• [Task directions] Drop every picture. Then return, exactly, the lines from the beginning of the listing below through the one containing "-49, -52, -52, -54, -55, -55, -58, -61, -57, -66]".

• [Collected material]
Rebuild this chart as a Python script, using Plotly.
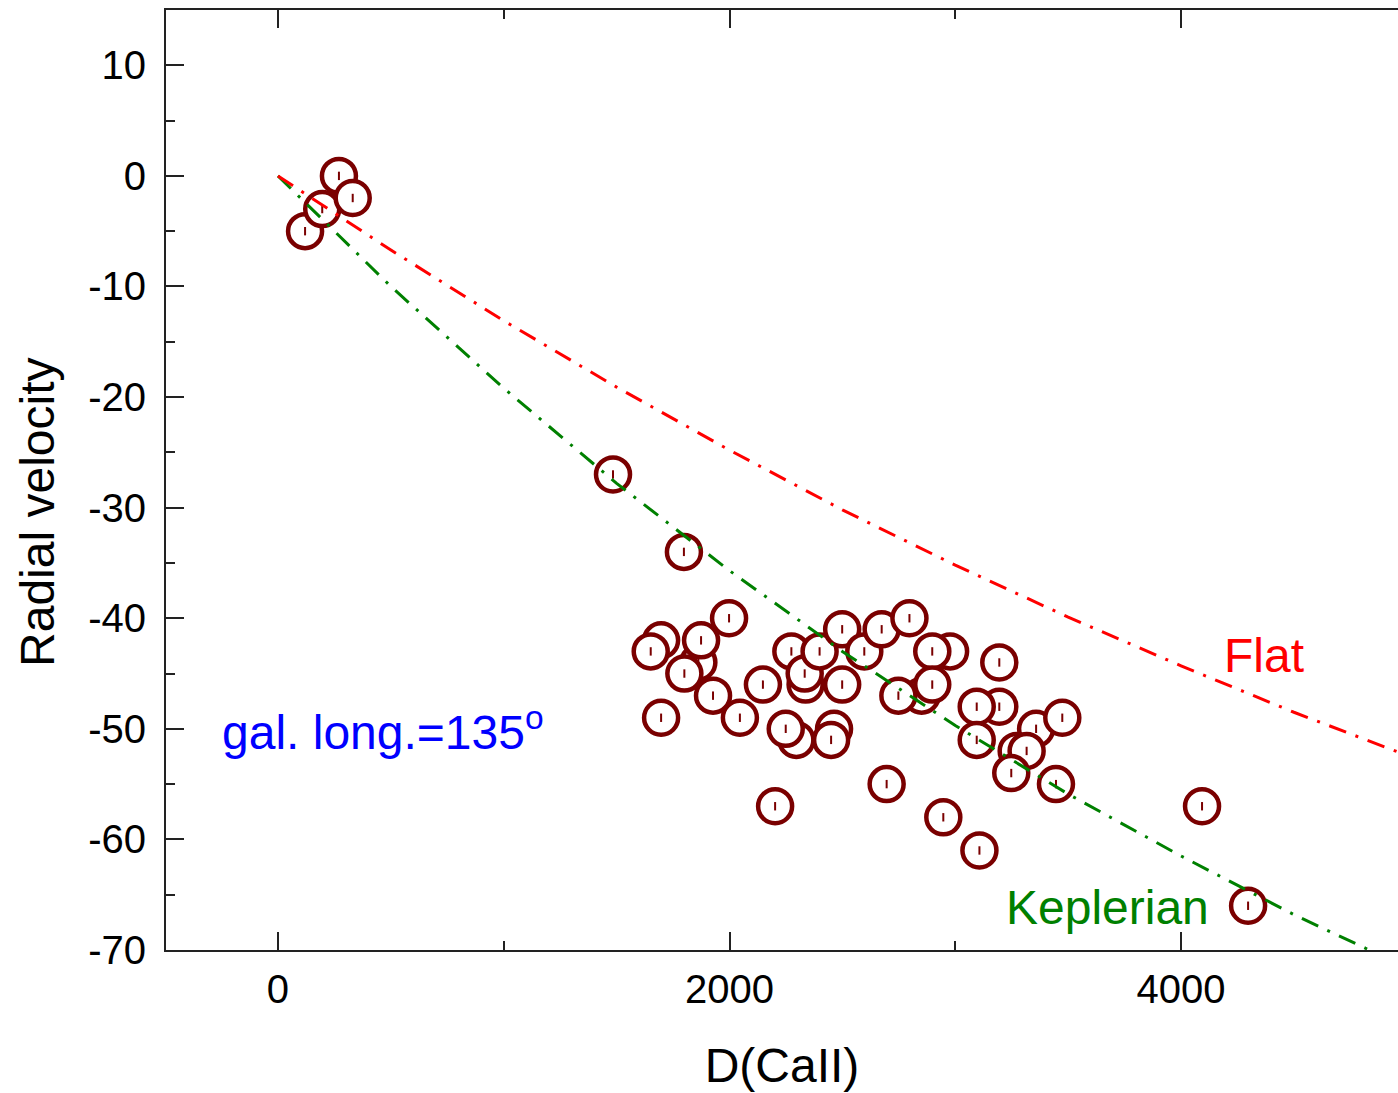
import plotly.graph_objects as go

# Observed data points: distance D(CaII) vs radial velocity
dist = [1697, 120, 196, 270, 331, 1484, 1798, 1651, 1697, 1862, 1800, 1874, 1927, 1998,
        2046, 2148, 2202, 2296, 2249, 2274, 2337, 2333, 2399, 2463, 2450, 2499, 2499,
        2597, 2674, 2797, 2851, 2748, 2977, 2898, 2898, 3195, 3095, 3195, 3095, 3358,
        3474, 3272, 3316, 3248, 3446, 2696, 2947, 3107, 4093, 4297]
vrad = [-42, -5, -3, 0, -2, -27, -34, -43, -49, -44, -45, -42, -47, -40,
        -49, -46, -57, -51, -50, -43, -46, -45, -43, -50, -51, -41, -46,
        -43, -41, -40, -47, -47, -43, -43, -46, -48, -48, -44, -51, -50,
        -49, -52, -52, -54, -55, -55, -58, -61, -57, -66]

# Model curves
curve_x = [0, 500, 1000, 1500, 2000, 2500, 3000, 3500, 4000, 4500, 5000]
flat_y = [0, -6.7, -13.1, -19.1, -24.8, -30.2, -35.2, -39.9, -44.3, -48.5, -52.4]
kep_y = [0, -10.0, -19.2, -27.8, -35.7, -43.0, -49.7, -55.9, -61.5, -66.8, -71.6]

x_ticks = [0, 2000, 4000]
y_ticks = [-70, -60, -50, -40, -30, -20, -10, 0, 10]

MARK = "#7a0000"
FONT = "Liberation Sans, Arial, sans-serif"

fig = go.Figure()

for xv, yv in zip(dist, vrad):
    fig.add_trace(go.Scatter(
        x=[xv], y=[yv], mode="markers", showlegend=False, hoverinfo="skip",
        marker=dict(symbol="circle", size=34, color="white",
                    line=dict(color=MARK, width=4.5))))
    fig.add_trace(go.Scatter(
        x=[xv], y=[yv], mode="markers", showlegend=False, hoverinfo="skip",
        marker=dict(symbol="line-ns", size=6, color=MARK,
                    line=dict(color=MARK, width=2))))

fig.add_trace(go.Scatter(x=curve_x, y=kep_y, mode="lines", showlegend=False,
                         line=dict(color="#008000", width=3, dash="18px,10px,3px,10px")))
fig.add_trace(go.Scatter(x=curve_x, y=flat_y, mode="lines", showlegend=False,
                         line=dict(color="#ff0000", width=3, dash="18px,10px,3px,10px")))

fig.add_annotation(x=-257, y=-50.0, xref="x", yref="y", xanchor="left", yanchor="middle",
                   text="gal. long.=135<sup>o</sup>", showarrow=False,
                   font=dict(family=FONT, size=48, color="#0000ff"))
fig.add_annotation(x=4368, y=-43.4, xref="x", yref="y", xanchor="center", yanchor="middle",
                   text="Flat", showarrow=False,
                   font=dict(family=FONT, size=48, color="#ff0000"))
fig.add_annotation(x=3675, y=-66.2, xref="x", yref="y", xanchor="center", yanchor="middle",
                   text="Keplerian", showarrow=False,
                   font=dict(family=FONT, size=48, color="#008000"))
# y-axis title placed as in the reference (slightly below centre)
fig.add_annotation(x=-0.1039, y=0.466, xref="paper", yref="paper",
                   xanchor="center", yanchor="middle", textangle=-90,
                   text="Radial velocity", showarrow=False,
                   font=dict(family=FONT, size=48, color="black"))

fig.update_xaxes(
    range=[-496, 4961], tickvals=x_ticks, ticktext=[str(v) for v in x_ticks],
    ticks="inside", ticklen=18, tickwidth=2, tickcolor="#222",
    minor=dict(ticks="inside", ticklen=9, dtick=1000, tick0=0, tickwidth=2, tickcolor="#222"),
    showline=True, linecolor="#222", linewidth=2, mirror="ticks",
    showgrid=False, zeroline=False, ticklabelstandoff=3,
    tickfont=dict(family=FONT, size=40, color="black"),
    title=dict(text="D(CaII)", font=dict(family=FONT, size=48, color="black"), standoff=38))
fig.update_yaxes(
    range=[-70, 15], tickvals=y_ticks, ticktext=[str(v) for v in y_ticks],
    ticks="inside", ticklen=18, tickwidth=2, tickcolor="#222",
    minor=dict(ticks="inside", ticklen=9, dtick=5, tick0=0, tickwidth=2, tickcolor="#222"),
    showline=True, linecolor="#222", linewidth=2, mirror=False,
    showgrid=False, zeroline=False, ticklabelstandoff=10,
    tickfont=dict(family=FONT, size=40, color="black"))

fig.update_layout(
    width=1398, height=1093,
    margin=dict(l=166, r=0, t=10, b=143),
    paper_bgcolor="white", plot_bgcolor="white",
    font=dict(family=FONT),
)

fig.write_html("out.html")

• [Result]
Rebuild this chart as a Python script, using Plotly.
import plotly.graph_objects as go

# Observed data points: distance D(CaII) vs radial velocity
dist = [1697, 120, 196, 270, 331, 1484, 1798, 1651, 1697, 1862, 1800, 1874, 1927, 1998,
        2046, 2148, 2202, 2296, 2249, 2274, 2337, 2333, 2399, 2463, 2450, 2499, 2499,
        2597, 2674, 2797, 2851, 2748, 2977, 2898, 2898, 3195, 3095, 3195, 3095, 3358,
        3474, 3272, 3316, 3248, 3446, 2696, 2947, 3107, 4093, 4297]
vrad = [-42, -5, -3, 0, -2, -27, -34, -43, -49, -44, -45, -42, -47, -40,
        -49, -46, -57, -51, -50, -43, -46, -45, -43, -50, -51, -41, -46,
        -43, -41, -40, -47, -47, -43, -43, -46, -48, -48, -44, -51, -50,
        -49, -52, -52, -54, -55, -55, -58, -61, -57, -66]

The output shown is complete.